A leitura paralela das Notes sur le cinématographe, de Bresson, poderia ofertar pistas para o trabalho de desarmadilhar o livro de André Lima. Em primeiro lugar, os meios esparsos para um maior controlo da sua expressividade e relação interna. Lima nunca procura meios de dramatismo ou de fogo de artifício, mas antes uma aparente simplicidade que explora antes a complexidade não-simbólica. Poderíamos pensar em afinidades com o autor norte-americano C.F., mas onde o minimalismo deste se encontra à superfície para explorar depois mundos “cheios”, e informados pela mais diversa literatura de géneros, o autor português pretende antes despertar metamorfoses matéricas de não-continuidade, como se fossem possível tecer uma dinâmica musical com os lápis de cor. A uma primeira abordagem poderá parecer que o diálogo é feito num espaço fechado, mas apesar de haver continuidade das personagens, e até transformações expectáveis ou “legíveis” de objectos (os espelhos e janelas, o cão, os jarros de água, as formas genitais), eles são na verdade desconectados, impedindo leituras naturalistas, obrigando a ler/ver cada prancha por si mesma. Não quer dizer que haja aqui qualquer “superioridade” ou “maturidade” de Lima sobre C.F. ou sobre outras linguagens, ou usos, se preferirem, da banda desenhada, tão-somente que se devem preparar instrumentos próprios da leitura deste livro, e não expectativas concertadas com obras, ou pior, regras anteriores. De novo, das Notas de Bresson: “Fais apparaître ce qui sans toi ne serait peut’être jamais vu”.

Trata-se Sutrama uma ode ao desencanto, à derrota do espírito, uma espécie de exercício baudelariano do spleen do nosso próprio século? Afinal, a protagonista não parece querer encontrar compromisso com nada (que lhe vai sendo apresentado). Uma entrega ao diabo, mesmo que nele não se creia? Ou será antes a possibilidade de encontrar algum tipo de encantamento, lá onde apenas as sombras exercem a sua presidência?
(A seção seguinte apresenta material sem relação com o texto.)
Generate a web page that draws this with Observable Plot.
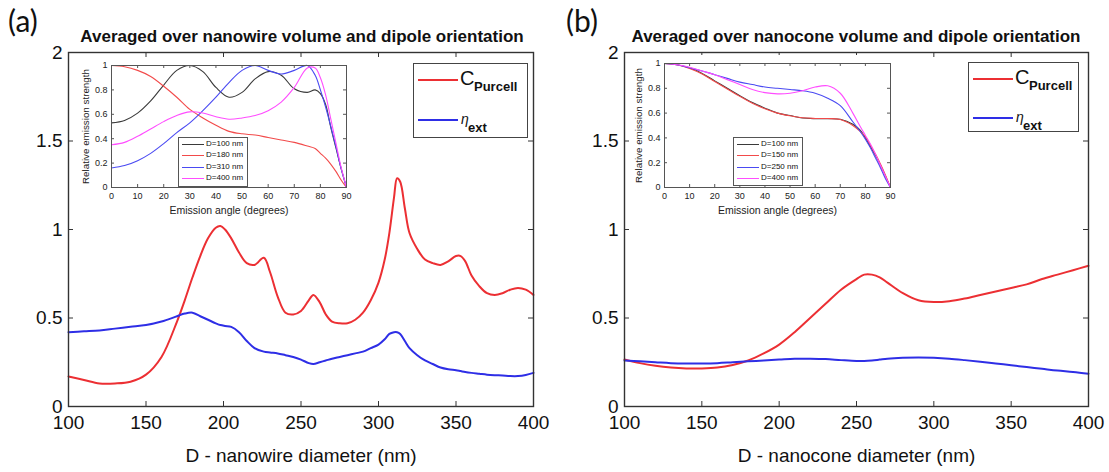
<!DOCTYPE html>
<html><head><meta charset="utf-8">
<script src="https://cdn.jsdelivr.net/npm/d3@7"></script>
<script src="https://cdn.jsdelivr.net/npm/@observablehq/plot@0.6"></script>
<style>
body{margin:0;background:#fff;}
#root{position:relative;width:1109px;height:472px;overflow:hidden;background:#fff;font-family:"Liberation Sans",Arial,sans-serif;color:#111;}
#root svg{position:absolute;}
.panel{position:absolute;font-family:Lato,"Noto Sans",sans-serif;font-size:30px;line-height:30px;color:#111;}
.title{position:absolute;font-weight:bold;font-size:17px;line-height:17px;white-space:nowrap;transform:translateX(-50%);color:#111;}
.legend{position:absolute;background:#fff;border:1.3px solid #444;box-sizing:border-box;}
.legend div{position:absolute;white-space:nowrap;line-height:1;}
.sw{height:1.8px;}
.ileg{position:absolute;background:#fff;border:1px solid #555;box-sizing:border-box;font-size:8px;}
.ileg div{position:absolute;white-space:nowrap;line-height:8px;}
.isw{height:1px;}
</style>
</head><body>
<div id="root"></div>
<script>
// ---------- data ----------
const xTicks = [100,150,200,250,300,350,400];
const yTicks = [0,0.5,1,1.5,2];
const angTicks = [0,10,20,30,40,50,60,70,80,90];
const relTicks = [0,0.2,0.4,0.6,0.8,1];

// panel (a): nanowire
const wireD = [100,110,120,130,140,150,160,170,175,180,185,190,195,198,201,205,210,215,220,226,230,235,240,245,250,255,258,262,266,270,275,280,285,290,295,300,304,307,310,312,314,317,320,325,330,335,340,345,350,353,356,360,365,370,375,380,385,390,395,400];
const wirePurcell = [0.17,0.15,0.13,0.13,0.14,0.18,0.28,0.48,0.60,0.73,0.85,0.95,1.01,1.02,1.00,0.95,0.87,0.81,0.80,0.84,0.76,0.62,0.53,0.52,0.54,0.60,0.63,0.59,0.52,0.48,0.47,0.47,0.49,0.53,0.60,0.70,0.83,0.98,1.18,1.29,1.27,1.12,0.98,0.89,0.83,0.81,0.80,0.82,0.85,0.85,0.82,0.74,0.68,0.64,0.63,0.64,0.66,0.67,0.66,0.63];
const wireEta = [0.42,0.425,0.43,0.44,0.45,0.46,0.48,0.51,0.525,0.53,0.51,0.49,0.47,0.46,0.455,0.45,0.42,0.37,0.33,0.31,0.305,0.30,0.29,0.28,0.265,0.245,0.24,0.25,0.26,0.27,0.28,0.29,0.30,0.31,0.33,0.35,0.38,0.41,0.42,0.42,0.41,0.37,0.33,0.29,0.26,0.24,0.22,0.21,0.205,0.20,0.195,0.19,0.185,0.18,0.177,0.175,0.172,0.172,0.178,0.19];

// panel (b): nanocone
const coneD = [100,110,120,130,140,150,160,170,180,190,200,210,220,230,240,250,255,260,265,270,280,290,300,310,320,330,340,350,360,370,380,390,400];
const conePurcell = [0.265,0.245,0.23,0.22,0.215,0.215,0.22,0.235,0.26,0.30,0.35,0.42,0.50,0.58,0.66,0.72,0.745,0.745,0.73,0.70,0.64,0.60,0.59,0.595,0.61,0.63,0.65,0.67,0.69,0.72,0.745,0.77,0.795];
const coneEta = [0.26,0.255,0.25,0.245,0.243,0.243,0.245,0.25,0.255,0.26,0.265,0.27,0.27,0.268,0.262,0.257,0.257,0.26,0.265,0.27,0.275,0.277,0.275,0.27,0.262,0.253,0.243,0.233,0.223,0.213,0.203,0.195,0.185];

// insets: emission angle vs relative emission strength
const angle = [0,5,10,15,20,25,30,35,40,45,50,55,60,65,70,75,78,80,82,84,86,88,90];
const wireLabels = ["D=100 nm","D=180 nm","D=310 nm","D=400 nm"];
const wireRel100 = [0.53,0.55,0.61,0.71,0.84,0.96,1.0,0.95,0.82,0.74,0.78,0.89,0.95,0.92,0.81,0.78,0.80,0.77,0.68,0.49,0.32,0.15,0.0];
const wireRel180 = [1.0,0.99,0.96,0.91,0.83,0.74,0.64,0.57,0.51,0.46,0.44,0.43,0.41,0.39,0.37,0.34,0.32,0.28,0.24,0.19,0.13,0.06,0.0];
const wireRel310 = [0.16,0.18,0.22,0.28,0.36,0.45,0.53,0.63,0.74,0.86,0.96,1.0,0.96,0.93,0.96,1.0,0.92,0.80,0.66,0.50,0.33,0.15,0.0];
const wireRel400 = [0.35,0.37,0.42,0.48,0.54,0.59,0.62,0.61,0.58,0.56,0.57,0.59,0.63,0.70,0.82,0.98,0.98,0.90,0.76,0.56,0.36,0.16,0.0];
const coneLabels = ["D=100 nm","D=150 nm","D=250 nm","D=400 nm"];
const coneRel100 = [1.0,0.99,0.965,0.92,0.86,0.80,0.74,0.685,0.64,0.60,0.58,0.56,0.555,0.555,0.55,0.51,0.46,0.40,0.33,0.26,0.18,0.09,0.0];
const coneRel150 = [1.0,0.99,0.96,0.915,0.855,0.795,0.735,0.68,0.635,0.60,0.578,0.562,0.557,0.556,0.548,0.50,0.45,0.41,0.34,0.27,0.19,0.10,0.0];
const coneRel250 = [1.0,0.99,0.965,0.94,0.91,0.88,0.85,0.83,0.81,0.80,0.79,0.78,0.76,0.72,0.66,0.53,0.45,0.39,0.32,0.24,0.16,0.07,0.0];
const coneRel400 = [1.0,0.99,0.97,0.94,0.91,0.87,0.83,0.79,0.765,0.755,0.76,0.78,0.81,0.82,0.76,0.60,0.49,0.42,0.35,0.27,0.18,0.09,0.0];

const RED = "#ec2f33", BLUE = "#2e2ee6";
const insetColors = ["#3a3a3a", "#f24a4a", "#4a4af2", "#ff4dff"];
const FONT = "Liberation Sans, Arial, sans-serif";
const root = document.getElementById("root");

function place(el, left, top) { el.style.left = left + "px"; el.style.top = top + "px"; root.appendChild(el); return el; }

function mainPanel(D, purcell, eta, xLabel, width, ml, mr) {
  const mt = 52, mb = 66, height = 472;
  const W = width - ml - mr, H = height - mt - mb;
  const rows = D.map((d, i) => ({D: d, p: purcell[i], e: eta[i]}));
  return Plot.plot({
    width, height, marginLeft: ml, marginRight: mr, marginTop: mt, marginBottom: mb,
    x: {domain: [100, 400]}, y: {domain: [0, 2]},
    style: {fontFamily: FONT, color: "#111", background: "transparent", overflow: "visible"},
    marks: [
      Plot.line(rows, {x: "D", y: "p", stroke: RED, strokeWidth: 2, curve: "catmull-rom"}),
      Plot.line(rows, {x: "D", y: "e", stroke: BLUE, strokeWidth: 2, curve: "catmull-rom"}),
      Plot.frame({stroke: "#333", strokeWidth: 1.4}),
      Plot.tickX(xTicks, {x: d => d, insetTop: H - 5, stroke: "#333"}),
      Plot.tickX(xTicks, {x: d => d, insetBottom: H - 5, stroke: "#333"}),
      Plot.tickY(yTicks, {y: d => d, insetRight: W - 5, stroke: "#333"}),
      Plot.tickY(yTicks, {y: d => d, insetLeft: W - 5, stroke: "#333"}),
      Plot.axisX(xTicks, {tickSize: 0, tickPadding: 9, fontSize: 19, label: null, tickFormat: d => String(d)}),
      Plot.axisY(yTicks, {tickSize: 0, tickPadding: 6, fontSize: 19, label: null, tickFormat: d => String(d)}),
      Plot.text([xLabel], {frameAnchor: "bottom", dy: 55, fontSize: 19, fill: "#111"})
    ]
  });
}

function insetPlot(series, width, height, ml, mr, mt, mb) {
  const W = width - ml - mr, H = height - mt - mb;
  const marks = series.map((s, k) => Plot.line(angle.map((a, i) => ({a, v: s[i]})), {x: "a", y: "v", stroke: insetColors[k], strokeWidth: 1.1, curve: "catmull-rom"}));
  return Plot.plot({
    width, height, marginLeft: ml, marginRight: mr, marginTop: mt, marginBottom: mb,
    x: {domain: [0, 90]}, y: {domain: [0, 1]},
    style: {fontFamily: FONT, color: "#222", background: "#fff", overflow: "visible"},
    marks: [
      ...marks,
      Plot.frame({stroke: "#555", strokeWidth: 1}),
      Plot.tickX(angTicks, {x: d => d, insetTop: H - 3, stroke: "#555"}),
      Plot.tickX(angTicks, {x: d => d, insetBottom: H - 3, stroke: "#555"}),
      Plot.tickY(relTicks, {y: d => d, insetRight: W - 3, stroke: "#555"}),
      Plot.tickY(relTicks, {y: d => d, insetLeft: W - 3, stroke: "#555"}),
      Plot.axisX(angTicks, {tickSize: 0, tickPadding: 5, fontSize: 9, label: null, tickFormat: d => String(d)}),
      Plot.axisY(relTicks, {tickSize: 0, tickPadding: 4, fontSize: 9, label: null, tickFormat: d => String(d)}),
      Plot.text(["Emission angle (degrees)"], {frameAnchor: "bottom", dy: 26, fontSize: 10.5, fill: "#222"}),
      Plot.text(["Relative emission strength"], {frameAnchor: "left", dx: -26, rotate: -90, textAnchor: "middle", lineAnchor: "middle", fontSize: 9.8, fill: "#222"})
    ]
  });
}

function mainLegend(left, top, w, h, r2) {
  const box = document.createElement("div");
  box.className = "legend";
  box.style.width = w + "px"; box.style.height = h + "px";
  box.innerHTML = `
    <div class="sw" style="left:4px;top:15px;width:40px;background:${RED}"></div>
    <div style="left:46px;top:4px;font-size:20px;">C</div>
    <div style="left:60px;top:16px;font-size:13px;font-weight:bold;">Purcell</div>
    <div class="sw" style="left:4px;top:${r2}px;width:40px;background:${BLUE}"></div>
    <div style="left:47px;top:${r2 - 7}px;font-size:14px;font-style:italic;">η</div>
    <div style="left:54px;top:${r2 + 2}px;font-size:13px;font-weight:bold;">ext</div>`;
  return place(box, left, top);
}

function insetLegend(left, top, w, h, labels) {
  const box = document.createElement("div");
  box.className = "ileg";
  box.style.width = w + "px"; box.style.height = h + "px";
  box.innerHTML = labels.map((t, k) => `
    <div class="isw" style="left:3px;top:${6 + k * 11.4}px;width:22px;background:${insetColors[k]}"></div>
    <div style="left:27px;top:${2 + k * 11.4}px;">${t}</div>`).join("");
  return place(box, left, top);
}

function text(cls, str, left, top) {
  const d = document.createElement("div"); d.className = cls; d.textContent = str; return place(d, left, top);
}

// panel (a)
place(mainPanel(wireD, wirePurcell, wireEta, "D - nanowire diameter (nm)", 555, 68, 22), 0, 0);
place(insetPlot([wireRel100, wireRel180, wireRel310, wireRel400], 276, 164, 33, 8, 8, 34), 78, 57);
insetLegend(178, 137, 70, 50, wireLabels);
mainLegend(413, 63, 115, 75, 55);
text("panel", "(a)", 8, 5);
text("title", "Averaged over nanowire volume and dipole orientation", 302, 28);

// panel (b)
place(mainPanel(coneD, conePurcell, coneEta, "D - nanocone diameter (nm)", 554, 69, 21), 555, 0);
place(insetPlot([coneRel100, coneRel150, coneRel250, coneRel400], 267, 166, 33, 8, 8, 34), 631, 55);
insetLegend(733, 137, 70, 49, coneLabels);
mainLegend(968, 62, 111, 70, 54);
text("panel", "(b)", 566, 5);
text("title", "Averaged over nanocone volume and dipole orientation", 856, 28);
</script>
</body></html>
Afinal, é pela intempestividade e qualidade sui generis da sua linguagem plástica (que ocorre em Lima no seu trabalho quer a solo quer em colaboração, de banda desenhada ou animação – recordemo-nos da adaptação de “A engomadeira”, com João Paulo Cotrim, na curta Um degrau pode ser um mundo) que o autor de banda desenhada português exige uma leitura de cariz poético, logo à partida acto de reencantamento.

No entanto, é precisamente a morte o que parece ser a única solução e saída desta inexorável equação enclausurada num espaço fechado. Ou talvez não, já que o “espaço de folheteamento” do livro permite que um derradeiro tiro de revólver se transforme no que parece ser uma ejaculação e esta num foguete de feira, dando a palavra a uma terceira personagem que até esse momento não tinha tido papel algum. Será esse o sinal de que a fuga estará sempre num “fora” absoluto à estrutura? E que repercussão terá essa leitura em relação à própria programação da banda desenhada? Toda a produção desta editora procura linguagens contemporâneas, contaminadas por práticas experimentais e bem distantes das fórmulas, géneros ou sequer expectativas da mais normativa narratividade desta linguagem. Não será esse um argumento adicional de encantamento?

Nota final: agradecimentos ao autor, pela oferta da publicação.